Artık avukatlık mesleği ekonomik olarak çökmüş durumda. Ben ısrarla söylüyorum, bir “işçi avukatlık” statüsü oluştu. ‘Avukatlık bağımsız bir meslektir, bunun işçiliği olmaz’ demek, buna sırtımızı dönmek gibi bir lüksümüz yok. Şu an Ankara'da asgari ücretli, bazı bürolarda asgari ücretin altında çalışan meslektaşlarımızın sorununu çözmemiz gerekiyor. Bu bizim boynumuzun borcu. Bu dönem işçi avukatların hem ekonomik sıkıntılarının giderilmesi hem de bir büroda kendilerini bir avukat gibi hissetmelerinin engellenmesine ilişkin bir kısım programlarımız var ve bunları hayata geçirmek istiyoruz. Bunun için de ciddi anlamda bir avukatlık kanuna ihtiyacımız var. İşçi avukatların statülerinin avukatlık kanununda düzenlenmesi gerektiğini düşünüyoruz. Buna göre asgari ücretlerinin barolar tarafından belirlenmesi gerektiğini, birçok temel haklarının da burada tanımlanması gerektiğini düşünüyoruz.
'KARARLI BİR İRADE GÖREMEZSEK SOKAĞA ÇIKACAĞIZ'
Meslektaşlarımızın hem ekonomik hem de bu mesleğin bağımsızlığından menkul değerlerden uzaklaştırılması yönünde uğradıkları mobinglerle ilgili olarak Türkiye Barolar Birliği (TBB) meslek kurallarında ciddi anlamda değişiklikler yapılması gerekmektedir. Biz bu dönem bu hususta da çalışma yaparak TBB'nin genel kurulunda bu konuyu tartışmaya açacağız. Genç avukatların başta ekonomik olmak üzere ciddi sıkıntıları var. 0-5 yıl deneyimi olanların yönetim kurulu üyesi seçilmesi Avukatlık Kanunu uyarınca yasal olarak mümkün değil. Biz bu grubun kendi içerisinde yapacağı seçimle belirlenecek 5 meslektaşımızı yönetim kurulu toplantımızda üye olarak alacağız. Onların avukatların disiplin yargılaması dışında tüm konularda oy ve söz haklarına sahip olmalarını sağlayacağız.
Ankara'nın bir diğer sorunu da parçalanmış adliye sorunu. Bakanlığın iyi niyetli çalışmaları var ancak Başkente tek bir adliye yapılamamasının izahı olamaz. Bu sadece avukatın değil vatandaşın da adalete erişim problemi.

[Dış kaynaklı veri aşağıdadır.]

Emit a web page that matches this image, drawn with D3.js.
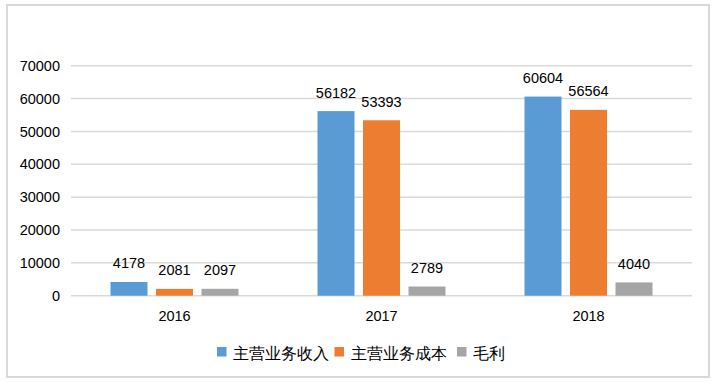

Bunu bizimle vatandaş da yaşıyor. Bakanlık ve Büyükşehir Belediyesi ile görüşmelerimize devam edeceğiz. Tek bir adliye yapılması konusunda kararlı bir irade göremezsek Ankara Barosu olarak sokağa çıkacağız.

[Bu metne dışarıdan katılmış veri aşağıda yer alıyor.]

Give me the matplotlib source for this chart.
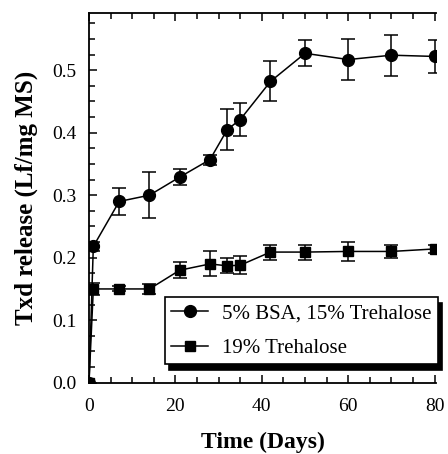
import matplotlib
matplotlib.use("Agg")
import matplotlib.pyplot as plt
from matplotlib.ticker import MultipleLocator
from matplotlib.lines import Line2D
from matplotlib.patches import Shadow
from matplotlib.transforms import IdentityTransform

plt.rcParams["font.family"] = ["Liberation Serif", "DejaVu Serif"]

# data
days = [0, 1, 7, 14, 21, 28, 32, 35, 42, 50, 60, 70, 80]

bsa = [0.0, 0.218, 0.290, 0.300, 0.329, 0.357, 0.405, 0.421, 0.482, 0.527, 0.517, 0.524, 0.522]
bsa_err = [0.0, 0.007, 0.021, 0.037, 0.013, 0.008, 0.033, 0.026, 0.032, 0.021, 0.033, 0.033, 0.027]

tre = [0.0, 0.150, 0.150, 0.150, 0.180, 0.190, 0.187, 0.188, 0.209, 0.209, 0.210, 0.210, 0.214]
tre_err = [0.0, 0.010, 0.004, 0.008, 0.013, 0.020, 0.012, 0.014, 0.012, 0.012, 0.015, 0.010, 0.006]

labels = ["5% BSA, 15% Trehalose", "19% Trehalose"]

fig = plt.figure(figsize=(4.48, 4.54), dpi=100)
ax = fig.add_axes([89 / 448, 71.3 / 454, 347 / 448, 369.7 / 454])

ax.errorbar(days, bsa, yerr=bsa_err, fmt="o-", color="black", ms=8.5, lw=1.1,
            elinewidth=1.1, capsize=5, capthick=1.1)
ax.errorbar(days, tre, yerr=tre_err, fmt="s-", color="black", ms=7, lw=1.1,
            elinewidth=1.1, capsize=5, capthick=1.1)

ax.set_xlim(0, 80.3)
ax.set_ylim(0, 0.5915)
ax.xaxis.set_major_locator(MultipleLocator(20))
ax.xaxis.set_minor_locator(MultipleLocator(5))
ax.yaxis.set_major_locator(MultipleLocator(0.1))
ax.yaxis.set_minor_locator(MultipleLocator(0.025))
ax.yaxis.set_major_formatter(plt.FormatStrFormatter("%.1f"))

ax.spines["right"].set_visible(False)
for s in ["left", "bottom", "top"]:
    ax.spines[s].set_linewidth(1.3)
ax.tick_params(which="both", direction="in", top=True, right=False,
               labelsize=14, width=1.1)
ax.tick_params(which="major", length=6)
ax.tick_params(which="minor", length=4)
ax.tick_params(axis="x", which="major", pad=11)
ax.tick_params(axis="y", which="major", pad=9)

ax.set_xlabel("Time (Days)", fontsize=17, fontweight="bold", labelpad=12)
ax.set_ylabel("Txd release (Lf/mg MS)", fontsize=18, fontweight="bold", labelpad=10)

handles = [Line2D([], [], color="black", marker="o", ms=8.5, lw=1.1),
           Line2D([], [], color="black", marker="s", ms=7, lw=1.1)]
leg = ax.legend(handles, labels, loc="lower right", bbox_to_anchor=(1.006, 0.05),
                borderaxespad=0, fontsize=15, frameon=True, fancybox=False,
                edgecolor="black", framealpha=1, handlelength=1.75,
                handletextpad=0.7, borderpad=0.3, labelspacing=0.73)
leg.get_frame().set_linewidth(1.2)

# thick black drop shadow like the original
fig.canvas.draw()
sh = Shadow(leg.get_frame(), 3, -4, color="black", alpha=1)
sh.set_transform(IdentityTransform())
sh.set_zorder(leg.get_zorder() - 0.1)
ax.add_artist(sh)
sh.set_clip_on(False)

fig.savefig("out.png", dpi=100)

'GENÇ VE SAMİMİ BİR EKİP KURDUK'
Oy kullanacak meslektaşlarınıza son mesajınız nedir?
Ankara Barosu'nun avukatları bireysel olarak birçoğu beni tanıyorlar. Bizim mesleğin, meslektaşın ve vatandaşın yanında olmak için bu göreve talip olduğumuzu biliyorlar. Biz genç ve samimi bir ekip kurduk. Liyakatla bir liste oluşturduk ve bu listeye güvenen meslektaşlarımın bizi destekleyeceğinden kuşkumuz yok. Demokratik Sol Avukatlar grubunun ilkelerini hayata geçirecek çok daha eylemsel ve aktif bir baronun yeni dönemde de çalışacağını tekrar ifade etmek istiyorum.